Work to be completed:
Transcribe every line exactly. Leave the pictures behind.
:::::
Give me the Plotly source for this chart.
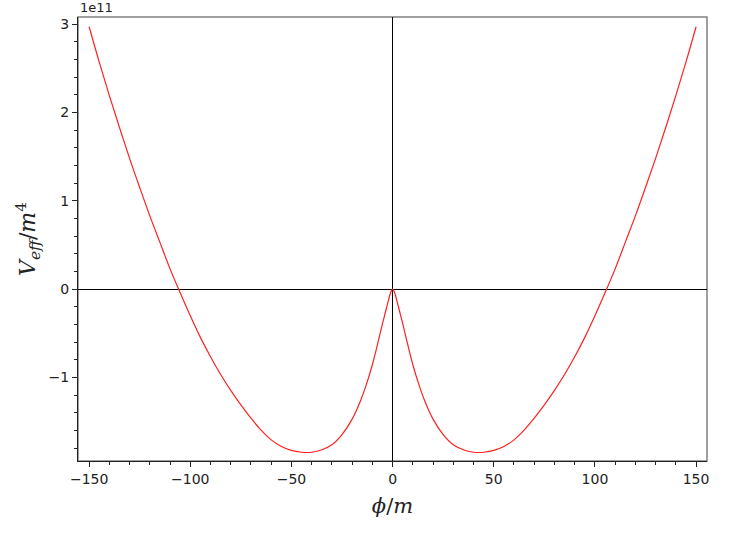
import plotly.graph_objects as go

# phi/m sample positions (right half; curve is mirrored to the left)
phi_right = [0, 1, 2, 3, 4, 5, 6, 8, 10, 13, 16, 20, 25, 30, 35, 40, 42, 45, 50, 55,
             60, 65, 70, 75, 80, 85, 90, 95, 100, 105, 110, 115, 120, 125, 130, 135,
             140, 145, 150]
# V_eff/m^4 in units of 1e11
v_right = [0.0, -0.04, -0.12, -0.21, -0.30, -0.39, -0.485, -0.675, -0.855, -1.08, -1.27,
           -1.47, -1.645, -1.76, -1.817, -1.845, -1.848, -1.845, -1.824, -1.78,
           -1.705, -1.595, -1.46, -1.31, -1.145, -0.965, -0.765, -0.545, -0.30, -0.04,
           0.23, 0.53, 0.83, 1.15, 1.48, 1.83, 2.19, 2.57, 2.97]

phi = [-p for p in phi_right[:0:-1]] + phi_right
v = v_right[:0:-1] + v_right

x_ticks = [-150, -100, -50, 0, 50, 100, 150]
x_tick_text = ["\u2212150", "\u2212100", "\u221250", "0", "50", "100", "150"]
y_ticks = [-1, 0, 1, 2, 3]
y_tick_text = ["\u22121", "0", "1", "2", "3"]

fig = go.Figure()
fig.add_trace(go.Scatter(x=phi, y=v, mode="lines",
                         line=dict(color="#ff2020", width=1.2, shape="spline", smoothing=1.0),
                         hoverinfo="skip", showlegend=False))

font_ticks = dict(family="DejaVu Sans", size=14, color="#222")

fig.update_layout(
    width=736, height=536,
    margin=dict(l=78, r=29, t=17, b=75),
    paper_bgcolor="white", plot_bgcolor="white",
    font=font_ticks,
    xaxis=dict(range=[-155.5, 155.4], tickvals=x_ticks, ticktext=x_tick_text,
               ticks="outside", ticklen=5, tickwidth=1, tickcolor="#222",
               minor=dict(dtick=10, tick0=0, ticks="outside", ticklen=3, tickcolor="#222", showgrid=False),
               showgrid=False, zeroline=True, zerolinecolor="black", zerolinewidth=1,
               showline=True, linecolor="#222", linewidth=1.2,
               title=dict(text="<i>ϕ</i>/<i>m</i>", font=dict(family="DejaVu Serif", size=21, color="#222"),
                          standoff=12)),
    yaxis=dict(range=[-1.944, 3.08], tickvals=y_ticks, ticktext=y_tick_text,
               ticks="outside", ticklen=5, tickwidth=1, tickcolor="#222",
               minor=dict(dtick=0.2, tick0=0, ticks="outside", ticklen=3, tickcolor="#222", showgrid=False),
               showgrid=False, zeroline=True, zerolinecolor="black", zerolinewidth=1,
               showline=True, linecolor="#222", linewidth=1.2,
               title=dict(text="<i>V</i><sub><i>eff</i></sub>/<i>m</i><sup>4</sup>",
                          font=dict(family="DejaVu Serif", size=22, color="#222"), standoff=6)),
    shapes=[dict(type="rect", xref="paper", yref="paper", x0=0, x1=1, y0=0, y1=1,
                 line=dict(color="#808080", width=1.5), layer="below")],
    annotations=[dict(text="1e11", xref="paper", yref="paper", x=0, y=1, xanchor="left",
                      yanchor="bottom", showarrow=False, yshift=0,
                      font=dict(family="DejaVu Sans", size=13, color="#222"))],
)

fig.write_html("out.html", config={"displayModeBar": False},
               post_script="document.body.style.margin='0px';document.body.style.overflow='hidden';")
:::::
Reply:
Give me the Plotly source for this chart.
import plotly.graph_objects as go

# phi/m sample positions (right half; curve is mirrored to the left)
phi_right = [0, 1, 2, 3, 4, 5, 6, 8, 10, 13, 16, 20, 25, 30, 35, 40, 42, 45, 50, 55,
             60, 65, 70, 75, 80, 85, 90, 95, 100, 105, 110, 115, 120, 125, 130, 135,
             140, 145, 150]
# V_eff/m^4 in units of 1e11
v_right = [0.0, -0.04, -0.12, -0.21, -0.30, -0.39, -0.485, -0.675, -0.855, -1.08, -1.27,
           -1.47, -1.645, -1.76, -1.817, -1.845, -1.848, -1.845, -1.824, -1.78,
           -1.705, -1.595, -1.46, -1.31, -1.145, -0.965, -0.765, -0.545, -0.30, -0.04,
           0.23, 0.53, 0.83, 1.15, 1.48, 1.83, 2.19, 2.57, 2.97]

phi = [-p for p in phi_right[:0:-1]] + phi_right
v = v_right[:0:-1] + v_right

x_ticks = [-150, -100, -50, 0, 50, 100, 150]
x_tick_text = ["\u2212150", "\u2212100", "\u221250", "0", "50", "100", "150"]
y_ticks = [-1, 0, 1, 2, 3]
y_tick_text = ["\u22121", "0", "1", "2", "3"]

fig = go.Figure()
fig.add_trace(go.Scatter(x=phi, y=v, mode="lines",
                         line=dict(color="#ff2020", width=1.2, shape="spline", smoothing=1.0),
                         hoverinfo="skip", showlegend=False))

font_ticks = dict(family="DejaVu Sans", size=14, color="#222")

fig.update_layout(
    width=736, height=536,
    margin=dict(l=78, r=29, t=17, b=75),
    paper_bgcolor="white", plot_bgcolor="white",
    font=font_ticks,
    xaxis=dict(range=[-155.5, 155.4], tickvals=x_ticks, ticktext=x_tick_text,
               ticks="outside", ticklen=5, tickwidth=1, tickcolor="#222",
               minor=dict(dtick=10, tick0=0, ticks="outside", ticklen=3, tickcolor="#222", showgrid=False),
               showgrid=False, zeroline=True, zerolinecolor="black", zerolinewidth=1,
               showline=True, linecolor="#222", linewidth=1.2,
               title=dict(text="<i>ϕ</i>/<i>m</i>", font=dict(family="DejaVu Serif", size=21, color="#222"),
                          standoff=12)),
    yaxis=dict(range=[-1.944, 3.08], tickvals=y_ticks, ticktext=y_tick_text,
               ticks="outside", ticklen=5, tickwidth=1, tickcolor="#222",
               minor=dict(dtick=0.2, tick0=0, ticks="outside", ticklen=3, tickcolor="#222", showgrid=False),
               showgrid=False, zeroline=True, zerolinecolor="black", zerolinewidth=1,
               showline=True, linecolor="#222", linewidth=1.2,
               title=dict(text="<i>V</i><sub><i>eff</i></sub>/<i>m</i><sup>4</sup>",
                          font=dict(family="DejaVu Serif", size=22, color="#222"), standoff=6)),
    shapes=[dict(type="rect", xref="paper", yref="paper", x0=0, x1=1, y0=0, y1=1,
                 line=dict(color="#808080", width=1.5), layer="below")],
    annotations=[dict(text="1e11", xref="paper", yref="paper", x=0, y=1, xanchor="left",
                      yanchor="bottom", showarrow=False, yshift=0,
                      font=dict(family="DejaVu Sans", size=13, color="#222"))],
)

fig.write_html("out.html", config={"displayModeBar": False},
               post_script="document.body.style.margin='0px';document.body.style.overflow='hidden';")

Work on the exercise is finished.